«Спасибо, что Телорайд напомнил мне мое многострадальное прошлое…
Все, кто делают кино, знают о том, что оно родилось, как ярмарочное зрелище на потребу и развлечение самой простой публики. Первородным грехом своего рождения оно было связано с деньгами. Отличие фильма от книги состоит в том, что фильм нельзя снять наедине с собой — для его съемок нужны деньги. Кино с самого начала было развлечением, но парадокс кинематографа состоит в том, что оно одновременно может быть высоким поэтическим искусством. О таком кинематографе можно сказать то же самое, что Гете сказал о литературе: „прочитать книжку также трудно, как ее написать“. Кино — великое искусство, но очень страшно зависеть в такой степени от денег. Долгие годы зритель ожидал от нас, кинематографистов, развлечения, и мы виноваты в том, что услужливо ему эти развлечения поставляли. Мы сами воспитали зрителя, который знает, что в кино идут развлекаться. Это наша вина. А Гете я вспомнил здесь потому, что на самом деле искусство — это тайна. Оно говорит об истине и о бесконечном, которые все равно остаются тайной. Я не могу сделать картину, которая бы нравилась всем. В конце концов, я и не сто долларовая купюра, чтобы всем нравиться… Но… Такой фестиваль внушает мне надежду. Потому что мне кажется, что в этом зале зритель ожидает увидеть что-то действительно важное для себя в интимном смысле этого слова. (
Да-да, надеяться-то мы надеялись, но, как далеки были при этом от какой бы то ни было реальности. На что мог надеяться Андрей, видя, что большой рынок занимает всю территорию, а в таком фестивале, как Телорайд — нуждается лишь маленькая кучка людей, нуждающихся в кино, как искусстве, готового чувствовать и размышлять. Но мы все равно верили, что останутся странные бессеребренники, готовые пожертвовать всем, чтобы создавать подлинное кино. Рыцари искусства…

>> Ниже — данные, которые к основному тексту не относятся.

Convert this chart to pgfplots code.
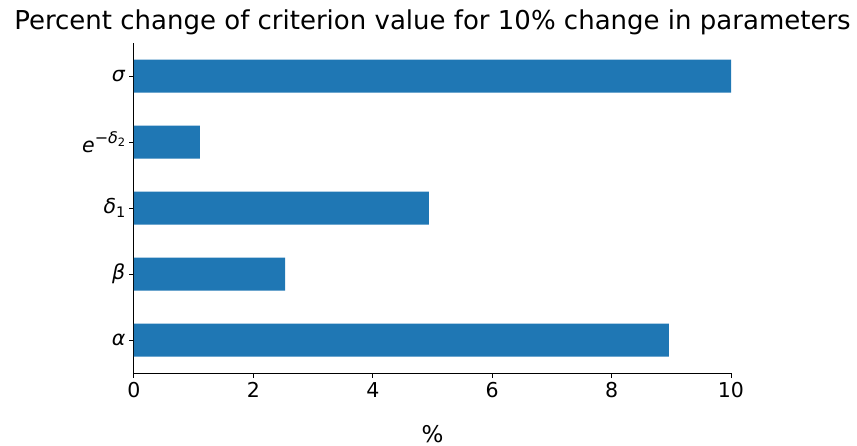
\documentclass[border=0pt]{standalone}
\usepackage{fontspec}
\setmainfont{DejaVu Sans}
\usepackage{pgfplots}
\pgfplotsset{compat=1.18}
\definecolor{mplblue}{HTML}{1F77B4}
\newcommand\lblfont{\fontsize{20.5}{24}\selectfont}
\newcommand\sub[1]{\raisebox{-0.22em}{\fontsize{14.5}{16}\selectfont #1}}
\begin{document}
\begin{tikzpicture}
\useasboundingbox (-134pt,-72pt) rectangle (723pt,373pt);
\clip (-134pt,-72pt) rectangle (723pt,373pt);
\begin{axis}[
  at={(0,0)}, anchor=south west,
  scale only axis, width=597pt, height=330pt,
  xbar, bar width=0.5,
  xmin=0, xmax=10,
  ymin=-0.5, ymax=4.5,
  xtick={0,2,...,10},
  ytick={0,1,2,3,4},
  yticklabels={{\textit{α}}, {\textit{β}}, {\textit{δ}\sub{1}},
    {\textit{e}\raisebox{0.45em}{\fontsize{16}{18}\selectfont −\textit{δ}\raisebox{-0.2em}{\fontsize{11.5}{13}\selectfont 2}}},
    {\textit{σ}}},
  axis lines*=left,
  axis line style={line width=1pt},
  tick align=outside,
  major tick length=4.5pt,
  tick style={black, line width=1pt},
  /pgf/number format/assume math mode=true,
  tick label style={font=\lblfont},
  xticklabel style={anchor=north, inner sep=0pt, yshift=-5pt},
  yticklabel style={anchor=east, inner sep=0pt, xshift=-4pt},
  title={Percent change of criterion value for 10\% change in parameters},
  title style={at={(0.5,1)}, anchor=base, yshift=8pt, inner sep=0pt, font=\fontsize{26}{30}\selectfont},
  xlabel={\%},
  xlabel style={at={(0.5,0)}, anchor=base, yshift=-69pt, inner sep=0pt, font=\fontsize{23}{26}\selectfont},
]
\addplot[fill=mplblue, draw=none] coordinates {
  (8.96,0) (2.53,1) (4.94,2) (1.105,3) (10.0,4)};
\end{axis}
\end{tikzpicture}
\end{document}
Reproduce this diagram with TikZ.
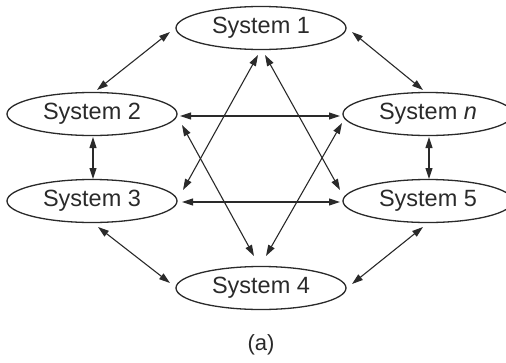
\documentclass[tikz,border=0pt]{standalone}
\usepackage{fontspec}
\setmainfont{Liberation Sans}
\usetikzlibrary{shapes.geometric,arrows.meta,calc}
\definecolor{ink}{HTML}{2A2A2A}
\begin{document}
\begin{tikzpicture}[x=1pt,y=-1pt,
  sysbox/.style={ellipse,draw=ink,line width=1.3pt,minimum width=170pt,minimum height=43pt,inner sep=0pt,text=ink,font=\fontsize{23.5}{26}\selectfont},
  link/.style={draw=ink,line width=1.1pt,{Triangle[length=11pt,width=7pt]}-{Triangle[length=11pt,width=7pt]}}]
\useasboundingbox[fill=white] (0,0) rectangle (506,362);
\node[sysbox] (s1) at (261,28) {System 1};
\node[sysbox] (s2) at (92,114) {System 2};
\node[sysbox] (sn) at (428,114) {System \textit{n}};
\node[sysbox] (s3) at (92,201) {System 3};
\node[sysbox] (s5) at (428,201) {System 5};
\node[sysbox] (s4) at (261,288) {System 4};
\node[text=ink,font=\fontsize{22}{26}\selectfont] (cap) at (261,345) {(a)};
% ring
\draw[link] ($(s1)+(-91,4)$) -- ($(s2)+(5,-24)$);
\draw[link] ($(s1)+(91,4)$) -- ($(sn)+(-5,-24)$);
\draw[link] ($(s2)+(1,23)$) -- ($(s3)+(1,-22)$);
\draw[link] ($(sn)+(1,23)$) -- ($(s5)+(1,-22)$);
\draw[link] ($(s3)+(6,26)$) -- ($(s4)+(-91,-5)$);
\draw[link] ($(s5)+(-5,26)$) -- ($(s4)+(91,-4)$);
% horizontals
\draw[link] ($(s2)+(88,2)$) -- ($(sn)+(-88,2)$);
\draw[link] ($(s3)+(90,1)$) -- ($(s5)+(-88,1)$);
% diagonals
\draw[link] ($(s1)+(-3,27)$) -- ($(s3)+(91,-11)$);
\draw[link] ($(s1)+(4,27)$) -- ($(s5)+(-88,-11)$);
\draw[link] ($(s4)+(-7,-32)$) -- ($(s2)+(90,11)$);
\draw[link] ($(s4)+(5,-32)$) -- ($(sn)+(-86,9)$);
\end{tikzpicture}
\end{document}
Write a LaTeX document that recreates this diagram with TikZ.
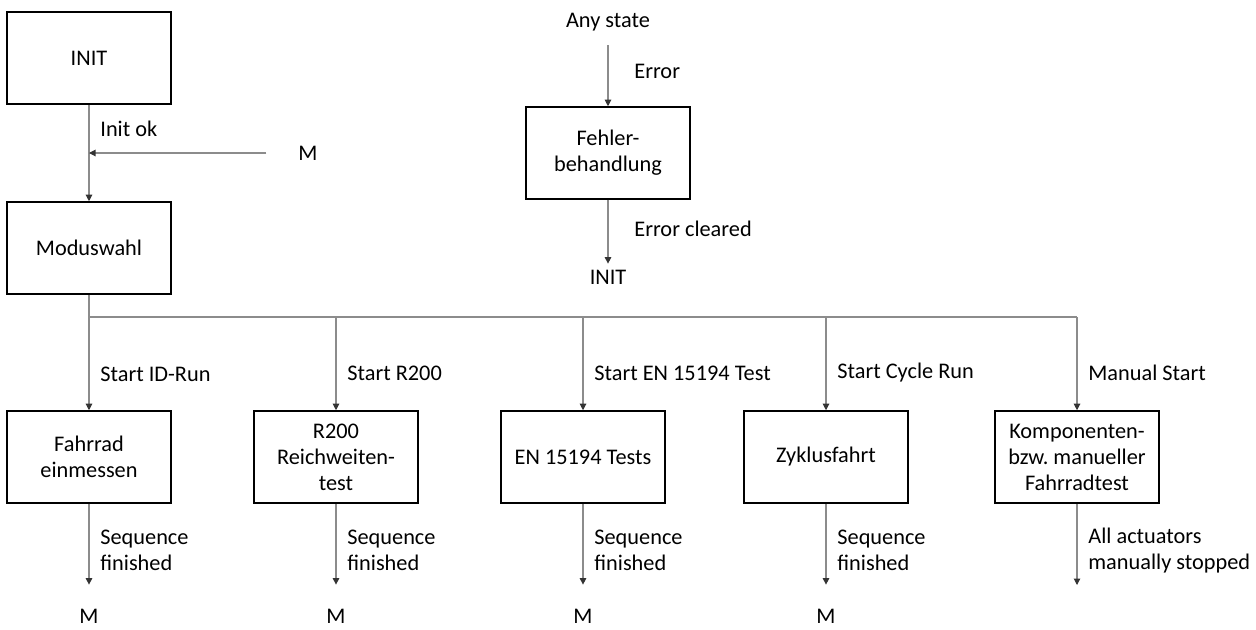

А теперь, прежде чем перейти к пресс-конференции Тарковского на лужайке, замечу, что были люди на фестивале, пытавшиеся завязать с ним отношения достаточно безуспешно. Я помню, что там был Борис Фрумин, наш режиссер, давно эмигрировавший в Америку, который организовал просмотр своего фильма в маленьком зале. Я ходила его смотреть. А Андрей, насколько я понимаю, полностью пренебрег тогда этой возможностью, может быть, в страхе всякого прямого контакта с эмигрантом из Союза.